Which tree was the original tree? Which trees correspond to NNI rearrangments of which internal edges on the original tree? (Specify edges on the original tree using pairs of node numbers: e.g. 36-38)
Find the most parsimonious tree for all 35 taxa
Modify your run.nex file to conduct a heuristic search on all 35 taxa having the following characteristics:
- The starting trees are each generated by the stepwise addition method, using random addition of sequences (you will employ the
addseq
andstart
keywords for this) - Swap using NNI branch swapping (you will employ the
swap
keyword for this) - Set the
nbest
option toall
because we want to be saving just the best trees, not suboptimal trees (yes, this option is a little confusing). - Set the random number seed to 5555 using the
rseed
option (this determines the sequence of pseudorandom numbers used for the random additions; ordinarily you would not need to set the random number seed, but we will do this here to ensure that we all get the same results) - Do 500 replicate searches; each replicate represents an independent search starting from a different random-addition tree (you will use the
nreps
keyword for this).
Use the following command to get PAUP to list the options for hsearch:
hsearch ?
Remember you can comment out portions of your Nexus file if you don’t want to lose them: e.g.,
#nexus
begin paup;
log file=output.txt start replace;
execute angio35.nex;
[delete 6-.;]
[alltrees fd=barchart;]
[showtree;]
[! *** Conduct NNI heuristic search starting with random stepwise addition]
hsearch [put your new options here];
[describe all;]
[! *** Quit]
set nowarntsave;
quit;
end;
How many tree islands were found? What are the scores of the trees on the islands with the best parsimony score? How long did the search take? How many rearrangements were tried?
Conduct a second search with SPR swapping
Construct another heuristic search using SPR branch swapping. Be sure to set the random number seed to 5555.
How many tree islands were found?

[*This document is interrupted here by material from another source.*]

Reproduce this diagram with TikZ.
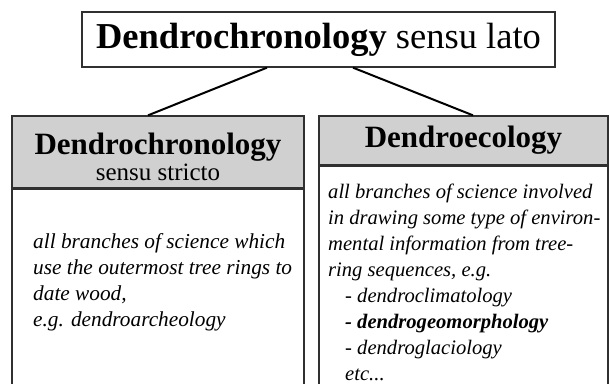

What are the scores of the trees in each island? How long did the search take this time? How many rearrangements were tried?

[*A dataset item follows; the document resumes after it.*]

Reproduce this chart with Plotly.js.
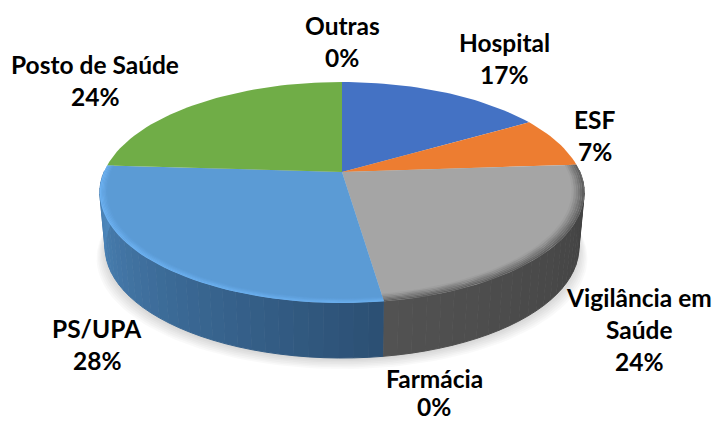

Now conduct a third search with TBR swapping
How many tree islands were found? What are the scores of the trees in each island? How long did the search take this time? How many rearrangements were tried? How many trees are currently in memory (look for “Number of trees retained” in the output)? Has PAUP saved trees from all islands discovered during this search? (Hint: compare “Number of trees retained” to the sum of the “Size” column in the Tree-island profile.) Explain why PAUP saved the number of trees it did.
Wondering about this warning?
Multiple hits on islands of unsaved trees may in fact represent different islands.
When PAUP encounters a new island, it will find all trees composing that particular island in the process of branch swapping. If, in a new search (remember, you are performing 500 searches in each of these runs), it encounters any trees already stored in memory, it knows that it has hit an island that it found previously. Note that it would be pointless to continue on this tack, because it will only find all the trees on that island again. For trees retained in memory, PAUP can keep track of which island they belong to (remember that it is possible for trees with the same parsimony score to be in different tree islands!). But for trees that are not retained in memory, PAUP only knows that it has encountered an island of trees having score X; it has no way of finding out how many islands are actually represented amongst the trees having score X.
Of the three types of branch swapping (NNI, SPR, TBR), which is most thorough (i.e. examines the largest number of tree topologies)? Least thorough?
Compare NJ with a comparable heuristic search
In this exercise, you will conduct a Neighbor-joining (NJ) analysis using HKY distances and compare this with an heuristic search using the minimum evolution criterion. The goal of this section is to demonstrate that it is possible for heuristic searching to find a better tree than NJ, even using the same optimality criterion.
Create a new file using nano containing the following lines. Note that we are again using the angio35.nex file:
#nexus
begin paup;
execute angio35.nex;
dset distance=hky objective=me;
nj;
dscores 1; [!*** NJ score above ***]
hsearch start=1;
dscores 1; [!*** Heuristic search score above ***]
end;
(Reminder: the text surrounded by square brackets is a comment, and the initial exclamation point ! tells PAUP that you would like this comment to appear in the output.) Run this file in paup by typing the following at the linux prompt:
paup <filename>
(Of course, replace <filename>
with the actual name of the file you just created.)
What is the minimum evolution score for the NJ tree? (scroll down from the beginning of the PAUP* output looking for the phrase “ME-score” right above the point where the comment
*** NJ score above ***
was printed)
What is the minimum evolution score for the tree found by heuristic search starting with the NJ tree? (Look just above the comment
*** Heuristic search score above ***
)
What is wrong with this picture? Why is the minimum evolution score of the heuristic search worse than that of the starting tree? (Hint: take a look at the “Heuristic search settings” section of the output and, in particular, the “Optimality criterion” line.)
Once you have figured out what is going on (ask us for help if you are stumped), fix your paup block and re-execute the file. You may need to get PAUP to help you with the criterion setting; type the following to get PAUP to spit out the current settings, then look for criterion near the top of the list:
set ?
In your reanalysis, you should find that the heuristic search starting with the NJ tree found a better tree using the same optimality criterion (minimum evolution) being used by NJ. That is not to say that NJ does not find a good tree, and it might even find the true tree, but it usually will not find the best tree. NJ is an excellent way to obtain a starting tree for an heuristic search, however.